Request |
Retype every line from the start of the data down to and including the line with "700, 800, 1900];". Skip the pictures.

Data block |
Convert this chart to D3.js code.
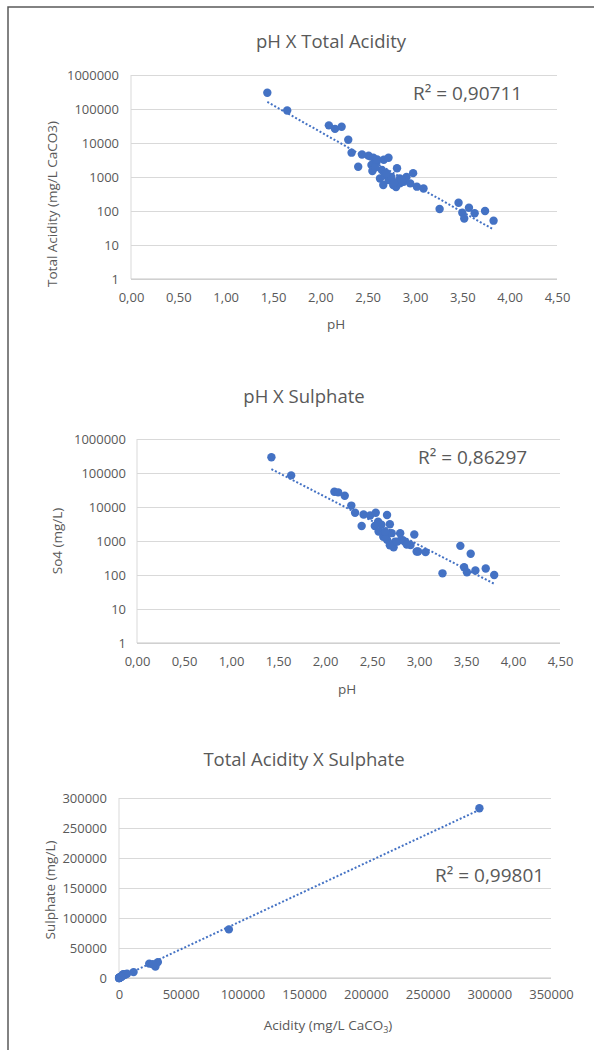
<!DOCTYPE html>
<html>
<head>
<meta charset="utf-8">
<script src="https://cdn.jsdelivr.net/npm/d3@7"></script>
<style>
  body { margin: 0; background: #fff; }
  svg { display: block; font-family: "Open Sans", sans-serif; }
</style>
</head>
<body>
<script>
// ---- data ----
// chart 1 : pH vs total acidity
var phAcidity = [1.44, 1.65, 2.09, 2.155, 2.225, 2.295, 2.33, 2.40, 2.44, 2.51, 2.54, 2.56, 2.595, 2.55, 2.63, 2.65,
                 2.665, 2.68, 2.67, 2.72, 2.72, 2.75, 2.77, 2.80, 2.81, 2.84, 2.84, 2.88, 2.91, 2.95, 2.98, 3.02,
                 3.09, 3.26, 3.46, 3.50, 3.52, 3.57, 3.63, 3.74, 3.83, 2.60, 2.70, 2.78, 2.86, 2.58];
var totalAcidity = [300000, 90000, 33000, 26000, 30000, 12500, 5200, 2000, 4600, 4200, 2250, 3700, 2800, 1500, 900, 1600,
                    580, 1150, 3200, 3700, 820, 1000, 580, 510, 1800, 910, 650, 720, 1000, 650, 1300, 520,
                    460, 115, 175, 89, 60, 125, 86, 100, 52, 3300, 1300, 700, 800, 1900];

// chart 2 : pH vs sulphate
var phSulphate = [1.43, 1.64, 2.10, 2.14, 2.21, 2.28, 2.32, 2.39, 2.41, 2.48, 2.54, 2.66, 2.53, 2.60, 2.69, 2.565,
                  2.62, 2.66, 2.73, 2.80, 2.81, 2.77, 2.86, 2.95, 2.91, 2.99, 3.07, 3.25, 3.44, 3.55, 3.48, 3.51,
                  3.60, 3.71, 3.80, 2.57, 2.65, 2.71, 2.745, 2.69, 2.84, 2.87, 2.975, 2.64];
var sulphate = [290000, 85000, 28000, 27000, 21500, 11000, 6800, 2750, 6000, 5600, 6800, 5800, 2750, 3000, 3100, 3700,
                1340, 1080, 650, 1700, 1080, 960, 900, 1550, 760, 490, 470, 112, 720, 420, 170, 120,
                135, 155, 100, 1900, 1340, 1700, 950, 750, 1000, 790, 490, 1900];

// chart 3 : total acidity vs sulphate
var acidityX = [292000, 89000, 24500, 29500, 31500, 27500, 11800, 4500, 3700, 5000, 3200, 2800, 1900, 1500, 1300, 1000,
                900, 800, 700, 650, 580, 500, 460, 300, 175, 120, 100, 90, 60, 52, 6500, 2000];
var sulphateY = [283000, 81000, 24000, 19000, 26500, 23000, 9800, 6000, 6500, 5500, 5800, 3100, 2700, 2000, 1700, 1300,
                 1000, 950, 800, 750, 680, 500, 470, 420, 170, 135, 155, 110, 120, 100, 7000, 1900];

var phTicks = [0, 0.5, 1, 1.5, 2, 2.5, 3, 3.5, 4, 4.5];
var logTicks = [1, 10, 100, 1000, 10000, 100000, 1000000];
var acidityTicks = [0, 50000, 100000, 150000, 200000, 250000, 300000, 350000];
var sulphateTicks = [0, 50000, 100000, 150000, 200000, 250000, 300000];

var titles = ['pH X Total Acidity', 'pH X Sulphate', 'Total Acidity X Sulphate'];
var rSquared = ['R² = 0,90711', 'R² = 0,86297', 'R² = 0,99801'];

var BLUE = '#4472c4',
    TEXT = '#595959',
    GRID = '#d9d9d9';

var svg = d3.select('body').append('svg')
    .attr('width', 594)
    .attr('height', 1050);

// frame of the scanned page
svg.append('path')
    .attr('d', 'M8,1050V7H594')
    .attr('fill', 'none')
    .attr('stroke', '#595959')
    .attr('stroke-width', 1.5);

function commaFixed(d) {
    return d3.format('.2f')(d).replace('.', ',');
}

function drawChart(c) {
    var g = svg.append('g'),
        w = c.right - c.left,
        xs = c.xs,
        ys = c.ys,
        x = d3.scaleLinear().domain(c.xDomain).range([c.left, c.right]),
        y = (c.log ? d3.scaleLog() : d3.scaleLinear()).domain(c.yDomain).range([c.bottom, c.top]);

    // horizontal gridlines
    g.append('g')
        .attr('transform', 'translate(' + c.left + ',0)')
        .call(d3.axisLeft(y).tickValues(c.yTicks).tickSize(-w).tickFormat(''))
        .call(function(s) {
            s.select('.domain').remove();
            s.selectAll('line').attr('stroke', GRID).attr('stroke-width', 1);
        });

    // axis lines
    g.append('line')
        .attr('x1', c.left).attr('x2', c.left)
        .attr('y1', c.top).attr('y2', c.bottom)
        .attr('stroke', GRID);
    g.append('line')
        .attr('x1', c.left).attr('x2', c.right)
        .attr('y1', c.bottom).attr('y2', c.bottom)
        .attr('stroke', '#c8c8c8').attr('stroke-width', 1.2);

    // tick labels
    g.append('g')
        .attr('transform', 'translate(' + c.left + ',0)')
        .call(d3.axisLeft(y).tickValues(c.yTicks).tickSize(0).tickPadding(c.yPad).tickFormat(d3.format('d')))
        .call(function(s) {
            s.select('.domain').remove();
            s.selectAll('text').attr('fill', TEXT).style('font-size', '13px').style('font-family', '"Open Sans"');
        });
    g.append('g')
        .attr('transform', 'translate(0,' + c.bottom + ')')
        .call(d3.axisBottom(x).tickValues(c.xTicks).tickSize(0).tickPadding(c.xPad).tickFormat(c.xFormat))
        .call(function(s) {
            s.select('.domain').remove();
            s.selectAll('text').attr('fill', TEXT).style('font-size', '13px').style('font-family', '"Open Sans"');
        });

    // trendline: least squares, on log10(y) for the log charts
    var ty = ys.map(function(v) { return c.log ? Math.log10(v) : v; }),
        mx = d3.mean(xs),
        my = d3.mean(ty),
        sxy = d3.sum(xs, function(v, i) { return (v - mx) * (ty[i] - my); }),
        sxx = d3.sum(xs, function(v) { return (v - mx) * (v - mx); }),
        slope = sxy / sxx,
        icpt = my - slope * mx,
        fit = d3.extent(xs).map(function(v) {
            var f = icpt + slope * v;
            return [v, c.log ? Math.pow(10, f) : f];
        });

    g.append('path')
        .datum(fit)
        .attr('d', d3.line().x(function(d) { return x(d[0]); }).y(function(d) { return y(d[1]); }))
        .attr('fill', 'none')
        .attr('stroke', BLUE)
        .attr('stroke-width', 2)
        .attr('stroke-dasharray', '2,2');

    // points
    g.selectAll('circle')
        .data(xs.map(function(v, i) { return [v, ys[i]]; }))
        .join('circle')
        .attr('cx', function(d) { return x(d[0]); })
        .attr('cy', function(d) { return y(d[1]); })
        .attr('r', 4.2)
        .attr('fill', BLUE);

    // texts
    g.append('text')
        .attr('x', c.titleX).attr('y', c.titleY)
        .attr('text-anchor', 'middle')
        .attr('fill', TEXT)
        .style('font-size', '18.5px')
        .text(c.title);

    g.append('text')
        .attr('x', c.rX).attr('y', c.rY)
        .attr('fill', TEXT)
        .style('font-size', '19px')
        .text(c.r2);

    g.append('text')
        .attr('transform', 'translate(' + c.yLabelX + ',' + c.yLabelY + ') rotate(-90)')
        .attr('text-anchor', 'middle')
        .attr('dominant-baseline', 'central')
        .attr('fill', TEXT)
        .style('font-size', '13.5px')
        .text(c.yLabel);

    var xl = g.append('text')
        .attr('x', c.xLabelX).attr('y', c.xLabelY)
        .attr('text-anchor', 'middle')
        .attr('fill', TEXT)
        .style('font-size', '13.5px')
        .text(c.xLabel);
    if (c.xLabelSub) {
        xl.append('tspan').attr('dy', 3).style('font-size', '9px').text(c.xLabelSub);
        xl.append('tspan').attr('dy', -3).text(')');
    }
}

drawChart({
    xs: phAcidity, ys: totalAcidity, log: true,
    xDomain: [0, 4.5], yDomain: [1, 1000000], xTicks: phTicks, yTicks: logTicks, xFormat: commaFixed,
    left: 131, right: 557, top: 75, bottom: 279, yPad: 12, xPad: 14,
    title: titles[0], titleX: 331, titleY: 48,
    r2: rSquared[0], rX: 413, rY: 100,
    yLabel: 'Total Acidity (mg/L CaCO3)', yLabelX: 52, yLabelY: 204,
    xLabel: 'pH', xLabelX: 336, xLabelY: 329
});

drawChart({
    xs: phSulphate, ys: sulphate, log: true,
    xDomain: [0, 4.5], yDomain: [1, 1000000], xTicks: phTicks, yTicks: logTicks, xFormat: commaFixed,
    left: 137, right: 560, top: 439, bottom: 643, yPad: 11, xPad: 14,
    title: titles[1], titleX: 304, titleY: 403,
    r2: rSquared[1], rX: 418, rY: 464,
    yLabel: 'So4 (mg/L)', yLabelX: 57, yLabelY: 541,
    xLabel: 'pH', xLabelX: 347, xLabelY: 694
});

drawChart({
    xs: acidityX, ys: sulphateY, log: false,
    xDomain: [0, 350000], yDomain: [0, 300000], xTicks: acidityTicks, yTicks: sulphateTicks, xFormat: d3.format('d'),
    left: 119, right: 551, top: 798, bottom: 978, yPad: 12, xPad: 12,
    title: titles[2], titleX: 304, titleY: 766,
    r2: rSquared[2], rX: 435, rY: 882,
    yLabel: 'Sulphate  (mg/L)', yLabelX: 50, yLabelY: 890,
    xLabel: 'Acidity (mg/L CaCO', xLabelSub: '3', xLabelX: 328, xLabelY: 1030
});
</script>
</body>
</html>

Answer to the task |
Convert this chart to D3.js code.
<!DOCTYPE html>
<html>
<head>
<meta charset="utf-8">
<script src="https://cdn.jsdelivr.net/npm/d3@7"></script>
<style>
  body { margin: 0; background: #fff; }
  svg { display: block; font-family: "Open Sans", sans-serif; }
</style>
</head>
<body>
<script>
// ---- data ----
// chart 1 : pH vs total acidity
var phAcidity = [1.44, 1.65, 2.09, 2.155, 2.225, 2.295, 2.33, 2.40, 2.44, 2.51, 2.54, 2.56, 2.595, 2.55, 2.63, 2.65,
                 2.665, 2.68, 2.67, 2.72, 2.72, 2.75, 2.77, 2.80, 2.81, 2.84, 2.84, 2.88, 2.91, 2.95, 2.98, 3.02,
                 3.09, 3.26, 3.46, 3.50, 3.52, 3.57, 3.63, 3.74, 3.83, 2.60, 2.70, 2.78, 2.86, 2.58];
var totalAcidity = [300000, 90000, 33000, 26000, 30000, 12500, 5200, 2000, 4600, 4200, 2250, 3700, 2800, 1500, 900, 1600,
                    580, 1150, 3200, 3700, 820, 1000, 580, 510, 1800, 910, 650, 720, 1000, 650, 1300, 520,
                    460, 115, 175, 89, 60, 125, 86, 100, 52, 3300, 1300, 700, 800, 1900];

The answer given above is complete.